Have you ever had a customer say, “Have you seen the Domino’s pizza tracker? That’s what I want.”
We’ve all seen the commercial, right? Set to the Ferris Bueller theme, a young man receives a notification from his smartwatch and hurries home to meet the Domino’s pizza delivery man at his doorstep. What does this tell us? We live in a world where consumers want real-time, accurate information at their fingertips.
And within the software development life cycle, it’s easy to get lost in technology and lose sight of the customer.
4 Methods & Mantras
Let’s explore some methods to ensure that your customers are getting the personalized experiences they deserve.
1. Start an initiative with the customer in mind.
Too many times I’ve been involved with a kick-off of a project where the focus is “We bought this package. We want to implement the technology.” This is the critical time to bring the focus back on building the platform around the customer.
Invest some time to go through the effort of clickable prototyping, which puts the focus on the customer experience versus implementing technology. (By the way, prototyping can involve clickable HTML prototypes or even paper sketches. Just offer some kind of user testing, giving users a chance to navigate from page to page and evaluate functionality, such as dropdown menus.) This small investment could make or break the success and acceptance of a solution for your customer.

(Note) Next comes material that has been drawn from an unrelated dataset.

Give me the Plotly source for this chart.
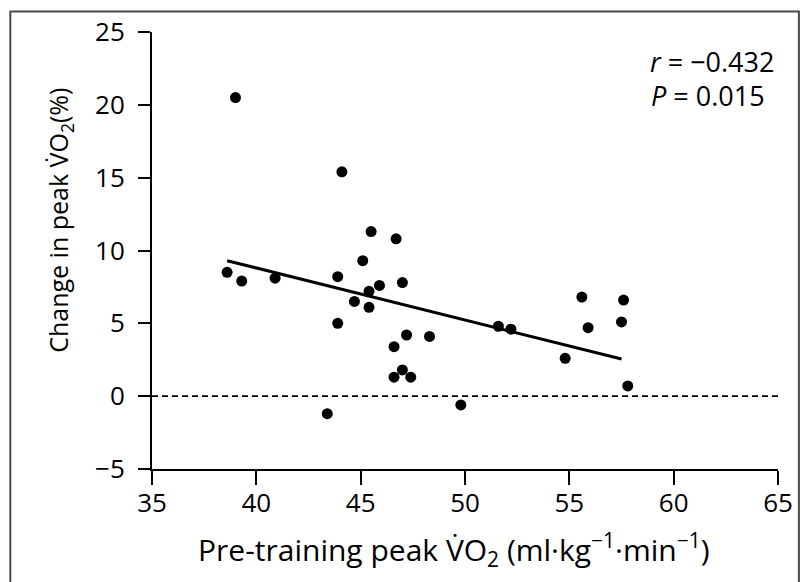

2. It’s more than just clicks.
User experience (UX) is more than just the number of clicks on a site or steps to get to an order confirmation screen. Ensure you are talking with your customers about their preferred experience with emails, SMS and even push notifications. A well thought-out communication strategy to ensure that the customer is getting real-time, accurate information will only enhance the experience – and ensure your customer isn’t left second-guessing the process.

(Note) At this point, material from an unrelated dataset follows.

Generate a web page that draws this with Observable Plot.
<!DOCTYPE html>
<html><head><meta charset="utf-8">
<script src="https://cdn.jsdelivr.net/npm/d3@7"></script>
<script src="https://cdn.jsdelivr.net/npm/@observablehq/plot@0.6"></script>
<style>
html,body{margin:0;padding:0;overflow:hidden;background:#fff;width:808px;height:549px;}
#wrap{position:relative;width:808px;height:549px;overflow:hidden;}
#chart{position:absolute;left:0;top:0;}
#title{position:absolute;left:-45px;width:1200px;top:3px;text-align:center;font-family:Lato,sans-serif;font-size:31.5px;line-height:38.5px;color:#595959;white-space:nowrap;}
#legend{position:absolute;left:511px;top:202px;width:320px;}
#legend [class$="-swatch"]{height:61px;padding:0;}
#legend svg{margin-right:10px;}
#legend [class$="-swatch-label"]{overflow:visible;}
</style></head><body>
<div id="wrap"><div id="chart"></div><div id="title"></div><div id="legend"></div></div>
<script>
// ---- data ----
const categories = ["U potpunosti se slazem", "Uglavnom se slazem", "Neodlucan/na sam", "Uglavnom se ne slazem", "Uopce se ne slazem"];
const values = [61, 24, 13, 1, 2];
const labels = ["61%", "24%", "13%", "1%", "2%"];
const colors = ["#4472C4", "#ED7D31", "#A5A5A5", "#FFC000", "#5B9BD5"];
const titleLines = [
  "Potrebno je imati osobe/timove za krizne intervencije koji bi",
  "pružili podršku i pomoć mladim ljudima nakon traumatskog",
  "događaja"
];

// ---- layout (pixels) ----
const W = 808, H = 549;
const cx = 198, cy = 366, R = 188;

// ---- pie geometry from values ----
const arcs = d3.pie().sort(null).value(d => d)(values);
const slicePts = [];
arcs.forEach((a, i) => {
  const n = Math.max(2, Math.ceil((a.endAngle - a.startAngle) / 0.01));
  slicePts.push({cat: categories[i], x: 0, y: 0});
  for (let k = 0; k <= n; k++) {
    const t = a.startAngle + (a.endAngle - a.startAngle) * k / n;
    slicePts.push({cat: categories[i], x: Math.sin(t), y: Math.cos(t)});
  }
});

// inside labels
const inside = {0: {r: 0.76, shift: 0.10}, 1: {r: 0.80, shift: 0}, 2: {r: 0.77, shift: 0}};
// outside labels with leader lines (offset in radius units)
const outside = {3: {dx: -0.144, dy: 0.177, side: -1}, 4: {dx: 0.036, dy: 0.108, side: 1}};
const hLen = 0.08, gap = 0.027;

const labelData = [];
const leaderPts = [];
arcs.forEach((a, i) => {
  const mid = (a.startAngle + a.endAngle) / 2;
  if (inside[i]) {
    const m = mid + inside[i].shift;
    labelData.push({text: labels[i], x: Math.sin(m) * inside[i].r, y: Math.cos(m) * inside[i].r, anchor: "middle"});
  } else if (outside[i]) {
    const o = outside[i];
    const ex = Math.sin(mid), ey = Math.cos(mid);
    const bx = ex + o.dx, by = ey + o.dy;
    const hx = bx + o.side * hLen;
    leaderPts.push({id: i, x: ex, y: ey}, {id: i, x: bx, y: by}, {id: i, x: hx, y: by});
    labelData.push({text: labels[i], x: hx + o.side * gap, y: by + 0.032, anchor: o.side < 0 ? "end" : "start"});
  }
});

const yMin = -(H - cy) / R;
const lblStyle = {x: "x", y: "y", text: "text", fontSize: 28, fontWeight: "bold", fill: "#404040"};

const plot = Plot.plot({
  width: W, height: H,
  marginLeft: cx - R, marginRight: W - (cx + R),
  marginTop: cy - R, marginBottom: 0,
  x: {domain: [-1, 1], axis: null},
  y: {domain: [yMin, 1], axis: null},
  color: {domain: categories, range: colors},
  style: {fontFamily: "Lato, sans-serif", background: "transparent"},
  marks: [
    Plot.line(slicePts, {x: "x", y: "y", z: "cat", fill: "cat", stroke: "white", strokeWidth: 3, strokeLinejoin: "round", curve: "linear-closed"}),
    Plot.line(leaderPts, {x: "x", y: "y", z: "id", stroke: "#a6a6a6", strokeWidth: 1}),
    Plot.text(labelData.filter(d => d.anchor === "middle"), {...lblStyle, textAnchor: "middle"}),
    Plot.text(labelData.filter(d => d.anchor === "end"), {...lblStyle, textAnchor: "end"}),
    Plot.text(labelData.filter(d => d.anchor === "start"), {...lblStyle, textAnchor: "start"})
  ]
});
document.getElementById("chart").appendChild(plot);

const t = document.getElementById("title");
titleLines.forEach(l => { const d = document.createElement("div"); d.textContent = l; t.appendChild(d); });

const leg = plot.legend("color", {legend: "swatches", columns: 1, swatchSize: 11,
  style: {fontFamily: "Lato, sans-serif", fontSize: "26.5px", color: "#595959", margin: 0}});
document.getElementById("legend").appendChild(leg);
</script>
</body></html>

3. Don’t have the mindset of “We’ve talked about it. It’s already understood.”
All too often during project check-ins, the focus is on development or completed code. Yes, that’s important. But bring it back to reset expectations regarding personalization and the overall user experience. By doing this, you may also pull out a new requirement that wasn’t previously discussed.

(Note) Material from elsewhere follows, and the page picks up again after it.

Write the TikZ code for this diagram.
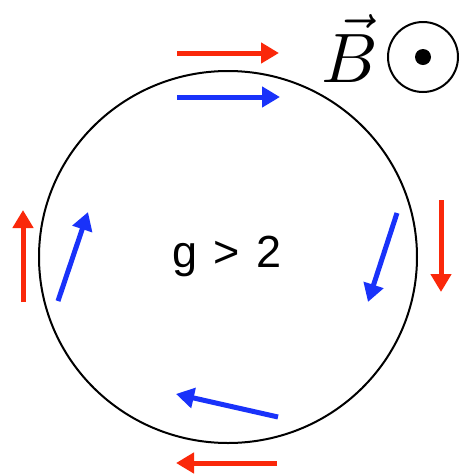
\documentclass[tikz,border=0pt]{standalone}
\usepackage{fontspec}
\newfontfamily\heros{Liberation Sans}
\usetikzlibrary{arrows.meta}
\definecolor{ared}{RGB}{250,40,10}
\definecolor{ablue}{RGB}{25,50,250}
\tikzset{
  vec/.style={line width=5pt, -{Triangle[length=18pt,width=20pt]}},
  redvec/.style={vec, draw=ared, color=ared},
  bluevec/.style={vec, draw=ablue, color=ablue},
}
\begin{document}
\begin{tikzpicture}[x=1pt,y=-1pt]
\useasboundingbox (0,0) rectangle (460,475);
% orbit
\draw[line width=2pt] (228,257) ellipse [x radius=189, y radius=186];
\node (orbit) at (228,257) {};
% label
\node[anchor=base, inner sep=0pt, font=\heros\fontsize{45}{50}\selectfont] (g) at (227,267) {g\hspace{4pt} >\hspace{4pt} 2};
% B field
\node[anchor=base, inner sep=0pt] (B) at (350,82) {\scalebox{7}{$\vec{B}$}};
\node[draw, circle, line width=2pt, minimum size=70pt, inner sep=0pt] (bdot) at (423,57) {};
\fill (bdot.center) circle (8pt);
% coordinates
\coordinate (rt1) at (177,53);  \coordinate (rt2) at (279,53);
\coordinate (bt1) at (177,97);  \coordinate (bt2) at (280,97);
\coordinate (rl1) at (23,302);  \coordinate (rl2) at (23,210);
\coordinate (bl1) at (58,301);  \coordinate (bl2) at (88,212);
\coordinate (br1) at (397,213); \coordinate (br2) at (368,302);
\coordinate (rr1) at (441,200); \coordinate (rr2) at (441,292);
\coordinate (bb1) at (278,417); \coordinate (bb2) at (176,394);
\coordinate (rb1) at (277,463); \coordinate (rb2) at (176,463);
% arrows
\draw[redvec]  (rt1) -- (rt2);
\draw[bluevec] (bt1) -- (bt2);
\draw[redvec]  (rl1) -- (rl2);
\draw[bluevec] (bl1) -- (bl2);
\draw[bluevec] (br1) -- (br2);
\draw[redvec]  (rr1) -- (rr2);
\draw[bluevec] (bb1) -- (bb2);
\draw[redvec]  (rb1) -- (rb2);
\end{tikzpicture}
\end{document}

4. Allow time in your plan for change or additional requirements.
That’s the beauty of being agile, right? If time allows, you have the advantage to deliver even more value, and that builds more trust with your customer. When I received that call asking for a “pizza tracker” type status bar, I was thankful that we had built-in time for changes because this ended up being the most talked about experience of the initiative.
It delivered a key benefit for the customer … transparency!
The bar will continue to be raised in regard to personalized experience and transparency in our ever-changing digital world. Take these steps to be a part of the next greatest thing!